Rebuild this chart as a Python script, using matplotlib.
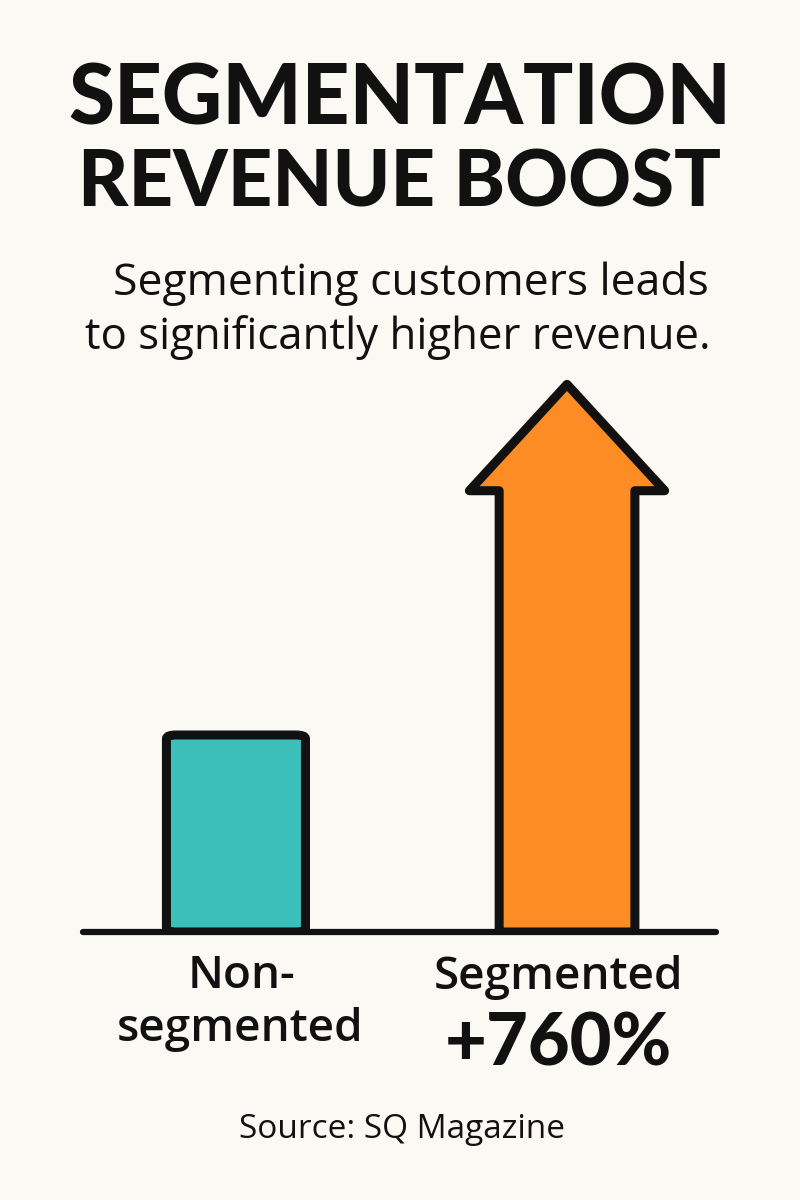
import matplotlib
matplotlib.use("Agg")
import matplotlib.pyplot as plt
from matplotlib.patches import FancyBboxPatch, Polygon

# ---- data (relative revenue heights) ----
categories = ["Non-\nsegmented", "Segmented"]
values = [1.0, 2.78]
change_label = "+760%"
title_lines = ["SEGMENTATION", "REVENUE BOOST"]
subtitle_lines = ["Segmenting customers leads", "to significantly higher revenue."]
source = "Source: SQ Magazine"

BG = "#FBF9F4"
TEAL = "#3DBFB9"
ORANGE = "#FD8C25"
INK = "#111111"

plt.rcParams['font.family'] = ['Open Sans', 'DejaVu Sans']
TITLE_FONT = ['Lato', 'DejaVu Sans']

fig = plt.figure(figsize=(8, 12), dpi=100, facecolor=BG)

W, H = 800.0, 1200.0
ax_left, ax_right = 83 / W, 716 / W
ax_bottom, ax_top = 1 - 932 / H, 1 - 372 / H
ax = fig.add_axes([ax_left, ax_bottom, ax_right - ax_left, ax_top - ax_bottom])
ax.set_facecolor(BG)
ax.set_xlim(-0.462, 1.45)
ax.set_ylim(0, 560 / 197)
ax.axis("off")

# baseline
ax.axhline(0, color=INK, lw=4.5, solid_capstyle="round", zorder=5, clip_on=False)

# non-segmented bar (rounded rectangle)
bw = 0.42
x0 = 0
bar = FancyBboxPatch((x0 - bw / 2, 0), bw, values[0],
                     boxstyle="round,pad=0,rounding_size=0.03",
                     mutation_aspect=1 / 1.6,
                     facecolor=TEAL, edgecolor=INK, lw=6.5,
                     joinstyle="round", zorder=3)
ax.add_patch(bar)

# segmented arrow
x1 = 1
shaft = 0.41
head = 0.59
head_len = 0.54
v = values[1]
pts = [
    (x1 - shaft / 2, 0),
    (x1 - shaft / 2, v - head_len),
    (x1 - head / 2, v - head_len),
    (x1, v),
    (x1 + head / 2, v - head_len),
    (x1 + shaft / 2, v - head_len),
    (x1 + shaft / 2, 0),
]
arrow = Polygon(pts, closed=True, facecolor=ORANGE, edgecolor=INK, lw=6.5,
                joinstyle="round", zorder=3)
ax.add_patch(arrow)

# ---- texts ----
def fy(px):
    return 1 - px / H

fig.text(0.5, fy(100), title_lines[0], ha="center", va="center",
         fontsize=60, fontweight="black", color=INK, family=TITLE_FONT)
fig.text(0.5, fy(184), title_lines[1], ha="center", va="center",
         fontsize=56, fontweight="black", color=INK, family=TITLE_FONT)

fig.text(411 / W, fy(284), subtitle_lines[0], ha="center", va="center",
         fontsize=32, color=INK)
fig.text(398 / W, fy(338), subtitle_lines[1], ha="center", va="center",
         fontsize=31.5, color=INK)

non_lines = categories[0].split("\n")
fig.text(242 / W, fy(976), non_lines[0], ha="center", va="center",
         fontsize=33, fontweight="semibold", color=INK)
fig.text(240 / W, fy(1030), non_lines[1], ha="center", va="center",
         fontsize=33, fontweight="semibold", color=INK)
fig.text(559 / W, fy(978), categories[1], ha="center", va="center",
         fontsize=33, fontweight="semibold", color=INK)
fig.text(558 / W, fy(1045), change_label, ha="center", va="center",
         fontsize=52, fontweight="black", color=INK, family=TITLE_FONT)

fig.text(402 / W, fy(1130), source, ha="center", va="center",
         fontsize=24, fontweight="normal", color=INK)

fig.savefig("out.png", dpi=100, facecolor=BG)
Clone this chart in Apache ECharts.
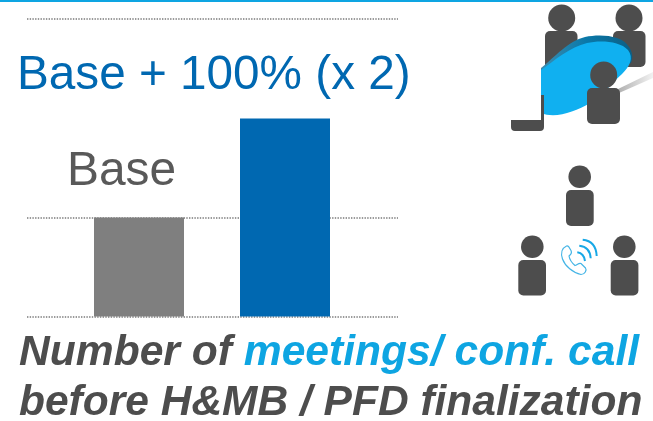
<!DOCTYPE html>
<html>
<head>
<meta charset="utf-8">
<style>html,body{margin:0;padding:0;background:#fff}#c{width:653px;height:421px}</style>
<script src="https://cdn.jsdelivr.net/npm/echarts@6/dist/echarts.min.js"></script>
</head>
<body>
<div id="c"></div>
<script>
const categories = ['Base', 'Base + 100%'];
const barValues = [100, 200];
const barColors = ['#7f7f7f', '#0068b1'];
const guideValues = [0, 100, 301];
const axisMax = 301;

const inkGrey = '#4d4d4d';
const sky = '#0ea5e2';
const royal = '#0068b1';

// One figure of the pictogram: a head above a rounded torso.
function person(cx, cy, r, x, y, w, h) {
  return [
    { type: 'circle', shape: { cx, cy, r }, style: { fill: inkGrey } },
    { type: 'rect', shape: { x, y, width: w, height: h, r: 5 }, style: { fill: inkGrey } }
  ];
}

// Freeform outlines are registered as shape classes so the graphic component can build them.
let shapeCount = 0;
function outline(d, style) {
  const name = 'outline' + (shapeCount++);
  echarts.graphic.registerShape(name, echarts.graphic.extendPath(d, {}));
  return { type: name, style };
}

const tableTop = 'M541 113 L541 70 C555 60 570 47 587 43 C600 40 620 41 628 50 C634 58 630 66 622 74 C610 85 602 96 590 103 C575 112 555 119 541 113 Z';
const tableRim = 'M541 68 C555 57 568 41 585 37 C600 34 622 35 629 47 C633 53 633 58 631 63 L600 75 L541 80 Z';

const meetingIcon = [
  ...person(561.7, 18, 13.5, 545, 31, 32.5, 50),
  ...person(629, 18, 13.5, 613, 31, 32.5, 36),
  outline('M618 89 L653 72 L653 78 L619 93 Z', {
    fill: { type: 'linear', x: 0, y: 0, x2: 1, y2: 0, global: false, colorStops: [
      { offset: 0, color: '#b0b0b0' }, { offset: 1, color: '#f2f2f2' }] } }),
  outline(tableRim, {
    fill: { type: 'linear', x: 0, y: 0, x2: 1, y2: 0, global: false, colorStops: [
      { offset: 0, color: '#3b8db0' }, { offset: 0.5, color: '#0a78a8' }, { offset: 1, color: '#0c5f85' }] } }),
  outline(tableTop, { fill: '#10b0f0' }),
  ...person(603.7, 75, 13.5, 587, 88, 33, 36),
  outline('M541 95 L544 95 L544 127 Q544 131 540 131 L515 131 Q511 131 511 127 L511 120 L541 120 Z', { fill: inkGrey })
];

const callIcon = [
  ...person(579.7, 176.7, 11.3, 566, 190, 27.7, 36),
  ...person(532.3, 246.7, 11.3, 518.3, 260, 27.7, 35.5),
  ...person(624.3, 246.7, 11.3, 610.7, 260, 27.7, 35.5),
  outline('M566.5 246 C562 248 560.5 253 562.5 259 C565 266 573 273 581 274.5 C585 274.5 587 270 585.5 268 L581 263.5 C579 262.5 577 265 575 265.5 C572 263 569.5 259 569 256 C571 254.5 572 252.5 571 250.5 L568.5 246.5 C568 246 567 245.8 566.5 246 Z',
    { fill: 'none', stroke: '#45b5e6', lineWidth: 1.2 }),
  ...[
    'M577.3 252.3 Q584 253.3 585 261',
    'M579.3 245.7 Q590 246.7 590.7 258.3',
    'M582.7 239.7 Q596 241 596.7 256'
  ].map(d => outline(d, { fill: 'none', stroke: '#17a8e6', lineWidth: 2 }))
];

const captions = [
  { type: 'text', x: 17, y: 76, style: { text: 'Base + 100% (x 2)', fill: royal,
      font: '47.7px "Liberation Sans"', verticalAlign: 'middle' } },
  { type: 'text', x: 67, y: 172, style: { text: 'Base', fill: '#595959',
      font: '47.9px "Liberation Sans"', verticalAlign: 'middle' } },
  { type: 'text', x: 19, y: 353.5, style: {
      text: '{d|Number of }{h|meetings/ conf. call}', verticalAlign: 'middle',
      rich: {
        d: { fill: inkGrey, font: 'italic bold 42.6px "Liberation Sans"' },
        h: { fill: sky, font: 'italic bold 42.6px "Liberation Sans"' }
      } } },
  { type: 'text', x: 19, y: 403.5, style: { text: 'before H&MB / PFD finalization', fill: inkGrey,
      font: 'italic bold 42.5px "Liberation Sans"', verticalAlign: 'middle' } }
];

const chart = echarts.init(document.getElementById('c'), null, { renderer: 'canvas' });
chart.setOption({
  animation: false,
  backgroundColor: '#fff',
  grid: [
    { left: 66, width: 292, top: 18.5, height: 298 },
    { left: 27, width: 371, top: 18.5, height: 298 }
  ],
  xAxis: [
    { gridIndex: 0, type: 'category', data: categories, show: false },
    { gridIndex: 1, type: 'category', data: categories, show: false }
  ],
  yAxis: [
    { gridIndex: 0, type: 'value', min: 0, max: axisMax, show: false },
    { gridIndex: 1, type: 'value', min: 0, max: axisMax,
      axisLine: { show: false }, axisLabel: { show: false },
      axisTick: { show: false, customValues: guideValues },
      splitLine: { show: true, showMinLine: true, showMaxLine: true,
        lineStyle: { color: '#7a7a7a', width: 1.5, type: [1.4, 1.3] } } }
  ],
  series: [
    { type: 'bar', xAxisIndex: 0, yAxisIndex: 0, barWidth: 90, z: 3,
      data: barValues.map((v, i) => ({ value: v, itemStyle: { color: barColors[i] } })) }
  ],
  graphic: [
    { type: 'rect', shape: { x: 0, y: 0, width: 653, height: 2 }, style: { fill: sky } },
    ...meetingIcon,
    ...callIcon,
    ...captions
  ]
});
</script>
</body>
</html>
----
Task directions - Give again, word for word, every line from the top of the data through the line with "from matplotlib.patches import", both ends included, and exclude the pictures.

Problem solution -
Rebuild this chart as a Python script, using matplotlib.
import matplotlib
matplotlib.use("Agg")
import matplotlib.pyplot as plt
from matplotlib.patches import FancyBboxPatch, Polygon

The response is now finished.